Entries from a dataset:

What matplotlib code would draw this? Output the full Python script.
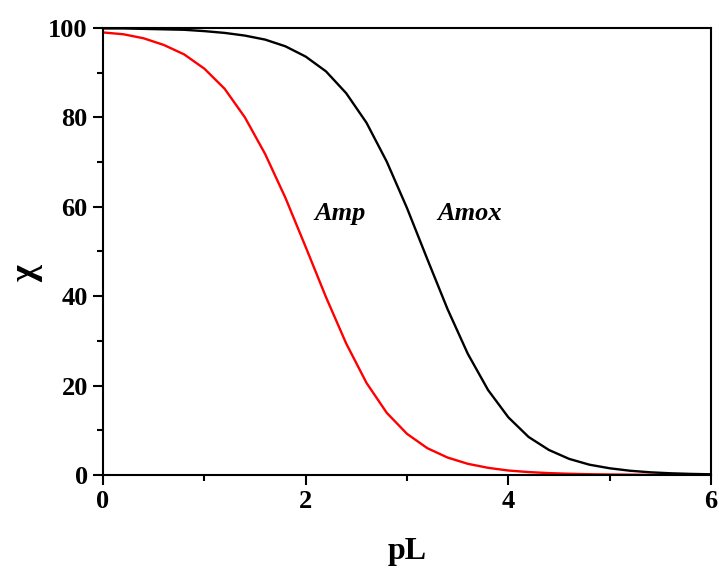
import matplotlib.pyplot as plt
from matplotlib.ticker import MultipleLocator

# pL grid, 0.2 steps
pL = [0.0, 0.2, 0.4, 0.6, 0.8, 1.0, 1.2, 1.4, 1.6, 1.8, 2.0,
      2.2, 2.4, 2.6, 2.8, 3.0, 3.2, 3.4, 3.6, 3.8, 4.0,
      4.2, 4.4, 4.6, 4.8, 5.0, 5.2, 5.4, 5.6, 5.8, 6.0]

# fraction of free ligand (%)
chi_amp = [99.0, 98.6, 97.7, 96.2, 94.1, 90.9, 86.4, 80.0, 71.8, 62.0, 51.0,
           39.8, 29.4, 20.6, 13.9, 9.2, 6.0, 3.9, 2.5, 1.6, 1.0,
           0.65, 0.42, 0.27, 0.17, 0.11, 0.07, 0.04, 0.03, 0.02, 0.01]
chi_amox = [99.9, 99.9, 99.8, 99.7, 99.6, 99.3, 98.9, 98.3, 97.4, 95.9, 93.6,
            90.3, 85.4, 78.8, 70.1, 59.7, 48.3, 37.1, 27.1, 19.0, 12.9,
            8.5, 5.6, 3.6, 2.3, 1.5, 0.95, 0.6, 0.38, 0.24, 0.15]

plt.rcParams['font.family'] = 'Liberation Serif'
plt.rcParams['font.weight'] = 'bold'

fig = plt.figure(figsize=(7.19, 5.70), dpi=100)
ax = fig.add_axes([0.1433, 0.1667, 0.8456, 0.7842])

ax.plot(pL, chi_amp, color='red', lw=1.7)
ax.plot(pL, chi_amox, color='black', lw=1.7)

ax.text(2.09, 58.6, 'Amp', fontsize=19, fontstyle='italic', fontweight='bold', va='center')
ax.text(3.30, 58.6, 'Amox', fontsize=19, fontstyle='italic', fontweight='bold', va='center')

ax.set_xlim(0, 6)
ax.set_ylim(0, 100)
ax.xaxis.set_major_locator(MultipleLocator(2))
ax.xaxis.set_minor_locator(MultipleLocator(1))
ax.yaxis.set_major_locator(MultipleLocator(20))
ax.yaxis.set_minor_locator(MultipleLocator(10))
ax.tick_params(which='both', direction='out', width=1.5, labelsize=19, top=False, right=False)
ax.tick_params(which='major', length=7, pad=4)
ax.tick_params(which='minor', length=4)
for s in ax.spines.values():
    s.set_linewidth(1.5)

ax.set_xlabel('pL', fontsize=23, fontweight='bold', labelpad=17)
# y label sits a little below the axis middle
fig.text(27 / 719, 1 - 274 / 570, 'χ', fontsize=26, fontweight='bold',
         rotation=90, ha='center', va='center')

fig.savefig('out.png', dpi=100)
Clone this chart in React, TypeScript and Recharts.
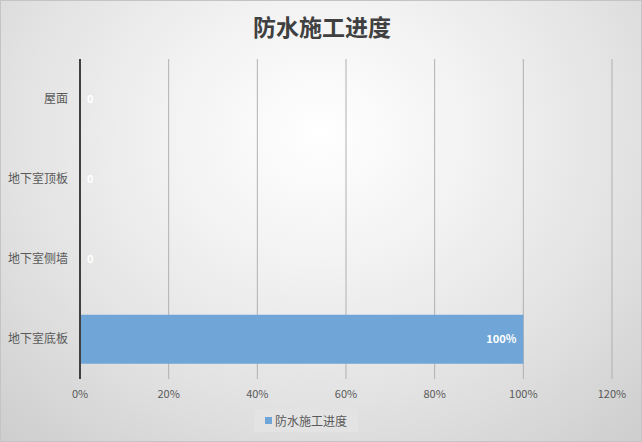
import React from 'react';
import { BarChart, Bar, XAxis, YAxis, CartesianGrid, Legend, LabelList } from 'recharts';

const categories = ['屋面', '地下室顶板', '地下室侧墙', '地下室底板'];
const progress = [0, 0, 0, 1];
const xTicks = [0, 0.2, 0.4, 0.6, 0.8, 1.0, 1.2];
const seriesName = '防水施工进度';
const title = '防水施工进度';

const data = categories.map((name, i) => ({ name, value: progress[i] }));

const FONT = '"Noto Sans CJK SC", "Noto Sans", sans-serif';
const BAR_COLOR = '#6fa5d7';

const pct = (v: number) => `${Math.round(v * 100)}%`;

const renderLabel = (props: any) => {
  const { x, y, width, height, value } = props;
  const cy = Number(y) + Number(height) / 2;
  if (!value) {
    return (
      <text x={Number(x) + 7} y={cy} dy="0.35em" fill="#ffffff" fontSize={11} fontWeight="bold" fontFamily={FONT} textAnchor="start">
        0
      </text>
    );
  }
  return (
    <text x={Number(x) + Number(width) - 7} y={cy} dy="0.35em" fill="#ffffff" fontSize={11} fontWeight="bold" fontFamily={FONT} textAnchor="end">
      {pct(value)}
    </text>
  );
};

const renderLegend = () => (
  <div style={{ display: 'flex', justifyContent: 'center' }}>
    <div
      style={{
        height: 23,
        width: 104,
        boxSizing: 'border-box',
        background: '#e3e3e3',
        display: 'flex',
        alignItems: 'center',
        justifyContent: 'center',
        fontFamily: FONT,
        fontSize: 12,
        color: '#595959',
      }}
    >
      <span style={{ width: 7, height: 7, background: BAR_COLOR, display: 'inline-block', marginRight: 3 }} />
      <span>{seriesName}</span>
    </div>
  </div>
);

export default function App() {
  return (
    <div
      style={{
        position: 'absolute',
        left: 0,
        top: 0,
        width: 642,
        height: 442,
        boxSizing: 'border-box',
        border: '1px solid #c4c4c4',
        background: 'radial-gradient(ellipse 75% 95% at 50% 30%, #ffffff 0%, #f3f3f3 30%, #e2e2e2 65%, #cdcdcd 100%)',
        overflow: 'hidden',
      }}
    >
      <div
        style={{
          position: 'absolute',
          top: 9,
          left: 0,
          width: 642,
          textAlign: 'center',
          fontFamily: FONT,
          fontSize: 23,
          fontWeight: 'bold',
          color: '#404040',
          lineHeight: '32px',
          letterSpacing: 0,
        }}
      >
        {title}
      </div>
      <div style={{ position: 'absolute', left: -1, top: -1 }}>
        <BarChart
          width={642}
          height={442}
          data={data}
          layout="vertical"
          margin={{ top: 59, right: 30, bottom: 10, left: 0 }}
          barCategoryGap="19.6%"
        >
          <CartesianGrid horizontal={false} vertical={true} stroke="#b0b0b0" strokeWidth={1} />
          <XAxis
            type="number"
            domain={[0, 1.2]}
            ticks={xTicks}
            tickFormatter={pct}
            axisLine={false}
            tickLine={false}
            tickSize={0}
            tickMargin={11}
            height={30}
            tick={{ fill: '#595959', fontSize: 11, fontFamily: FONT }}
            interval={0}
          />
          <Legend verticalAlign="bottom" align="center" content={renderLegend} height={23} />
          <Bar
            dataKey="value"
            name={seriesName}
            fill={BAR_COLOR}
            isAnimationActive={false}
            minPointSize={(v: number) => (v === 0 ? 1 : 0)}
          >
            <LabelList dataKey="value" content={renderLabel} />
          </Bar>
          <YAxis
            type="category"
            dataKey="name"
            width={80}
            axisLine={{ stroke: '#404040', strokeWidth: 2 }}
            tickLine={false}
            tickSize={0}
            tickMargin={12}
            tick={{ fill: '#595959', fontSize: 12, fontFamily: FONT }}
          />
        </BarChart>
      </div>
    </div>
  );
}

→ Task instructions:
Restate the whole of the material word for word without the pictures.

→ Task response:
What matplotlib code would draw this? Output the full Python script.
import matplotlib.pyplot as plt
from matplotlib.ticker import MultipleLocator

# pL grid, 0.2 steps
pL = [0.0, 0.2, 0.4, 0.6, 0.8, 1.0, 1.2, 1.4, 1.6, 1.8, 2.0,
      2.2, 2.4, 2.6, 2.8, 3.0, 3.2, 3.4, 3.6, 3.8, 4.0,
      4.2, 4.4, 4.6, 4.8, 5.0, 5.2, 5.4, 5.6, 5.8, 6.0]

# fraction of free ligand (%)
chi_amp = [99.0, 98.6, 97.7, 96.2, 94.1, 90.9, 86.4, 80.0, 71.8, 62.0, 51.0,
           39.8, 29.4, 20.6, 13.9, 9.2, 6.0, 3.9, 2.5, 1.6, 1.0,
           0.65, 0.42, 0.27, 0.17, 0.11, 0.07, 0.04, 0.03, 0.02, 0.01]
chi_amox = [99.9, 99.9, 99.8, 99.7, 99.6, 99.3, 98.9, 98.3, 97.4, 95.9, 93.6,
            90.3, 85.4, 78.8, 70.1, 59.7, 48.3, 37.1, 27.1, 19.0, 12.9,
            8.5, 5.6, 3.6, 2.3, 1.5, 0.95, 0.6, 0.38, 0.24, 0.15]

plt.rcParams['font.family'] = 'Liberation Serif'
plt.rcParams['font.weight'] = 'bold'

fig = plt.figure(figsize=(7.19, 5.70), dpi=100)
ax = fig.add_axes([0.1433, 0.1667, 0.8456, 0.7842])

ax.plot(pL, chi_amp, color='red', lw=1.7)
ax.plot(pL, chi_amox, color='black', lw=1.7)

ax.text(2.09, 58.6, 'Amp', fontsize=19, fontstyle='italic', fontweight='bold', va='center')
ax.text(3.30, 58.6, 'Amox', fontsize=19, fontstyle='italic', fontweight='bold', va='center')

ax.set_xlim(0, 6)
ax.set_ylim(0, 100)
ax.xaxis.set_major_locator(MultipleLocator(2))
ax.xaxis.set_minor_locator(MultipleLocator(1))
ax.yaxis.set_major_locator(MultipleLocator(20))
ax.yaxis.set_minor_locator(MultipleLocator(10))
ax.tick_params(which='both', direction='out', width=1.5, labelsize=19, top=False, right=False)
ax.tick_params(which='major', length=7, pad=4)
ax.tick_params(which='minor', length=4)
for s in ax.spines.values():
    s.set_linewidth(1.5)

ax.set_xlabel('pL', fontsize=23, fontweight='bold', labelpad=17)
# y label sits a little below the axis middle
fig.text(27 / 719, 1 - 274 / 570, 'χ', fontsize=26, fontweight='bold',
         rotation=90, ha='center', va='center')

fig.savefig('out.png', dpi=100)
Clone this chart in React, TypeScript and Recharts.
import React from 'react';
import { BarChart, Bar, XAxis, YAxis, CartesianGrid, Legend, LabelList } from 'recharts';

const categories = ['屋面', '地下室顶板', '地下室侧墙', '地下室底板'];
const progress = [0, 0, 0, 1];
const xTicks = [0, 0.2, 0.4, 0.6, 0.8, 1.0, 1.2];
const seriesName = '防水施工进度';
const title = '防水施工进度';

const data = categories.map((name, i) => ({ name, value: progress[i] }));

const FONT = '"Noto Sans CJK SC", "Noto Sans", sans-serif';
const BAR_COLOR = '#6fa5d7';

const pct = (v: number) => `${Math.round(v * 100)}%`;

const renderLabel = (props: any) => {
  const { x, y, width, height, value } = props;
  const cy = Number(y) + Number(height) / 2;
  if (!value) {
    return (
      <text x={Number(x) + 7} y={cy} dy="0.35em" fill="#ffffff" fontSize={11} fontWeight="bold" fontFamily={FONT} textAnchor="start">
        0
      </text>
    );
  }
  return (
    <text x={Number(x) + Number(width) - 7} y={cy} dy="0.35em" fill="#ffffff" fontSize={11} fontWeight="bold" fontFamily={FONT} textAnchor="end">
      {pct(value)}
    </text>
  );
};

const renderLegend = () => (
  <div style={{ display: 'flex', justifyContent: 'center' }}>
    <div
      style={{
        height: 23,
        width: 104,
        boxSizing: 'border-box',
        background: '#e3e3e3',
        display: 'flex',
        alignItems: 'center',
        justifyContent: 'center',
        fontFamily: FONT,
        fontSize: 12,
        color: '#595959',
      }}
    >
      <span style={{ width: 7, height: 7, background: BAR_COLOR, display: 'inline-block', marginRight: 3 }} />
      <span>{seriesName}</span>
    </div>
  </div>
);

export default function App() {
  return (
    <div
      style={{
        position: 'absolute',
        left: 0,
        top: 0,
        width: 642,
        height: 442,
        boxSizing: 'border-box',
        border: '1px solid #c4c4c4',
        background: 'radial-gradient(ellipse 75% 95% at 50% 30%, #ffffff 0%, #f3f3f3 30%, #e2e2e2 65%, #cdcdcd 100%)',
        overflow: 'hidden',
      }}
    >
      <div
        style={{
          position: 'absolute',
          top: 9,
          left: 0,
          width: 642,
          textAlign: 'center',
          fontFamily: FONT,
          fontSize: 23,
          fontWeight: 'bold',
          color: '#404040',
          lineHeight: '32px',
          letterSpacing: 0,
        }}
      >
        {title}
      </div>
      <div style={{ position: 'absolute', left: -1, top: -1 }}>
        <BarChart
          width={642}
          height={442}
          data={data}
          layout="vertical"
          margin={{ top: 59, right: 30, bottom: 10, left: 0 }}
          barCategoryGap="19.6%"
        >
          <CartesianGrid horizontal={false} vertical={true} stroke="#b0b0b0" strokeWidth={1} />
          <XAxis
            type="number"
            domain={[0, 1.2]}
            ticks={xTicks}
            tickFormatter={pct}
            axisLine={false}
            tickLine={false}
            tickSize={0}
            tickMargin={11}
            height={30}
            tick={{ fill: '#595959', fontSize: 11, fontFamily: FONT }}
            interval={0}
          />
          <Legend verticalAlign="bottom" align="center" content={renderLegend} height={23} />
          <Bar
            dataKey="value"
            name={seriesName}
            fill={BAR_COLOR}
            isAnimationActive={false}
            minPointSize={(v: number) => (v === 0 ? 1 : 0)}
          >
            <LabelList dataKey="value" content={renderLabel} />
          </Bar>
          <YAxis
            type="category"
            dataKey="name"
            width={80}
            axisLine={{ stroke: '#404040', strokeWidth: 2 }}
            tickLine={false}
            tickSize={0}
            tickMargin={12}
            tick={{ fill: '#595959', fontSize: 12, fontFamily: FONT }}
          />
        </BarChart>
      </div>
    </div>
  );
}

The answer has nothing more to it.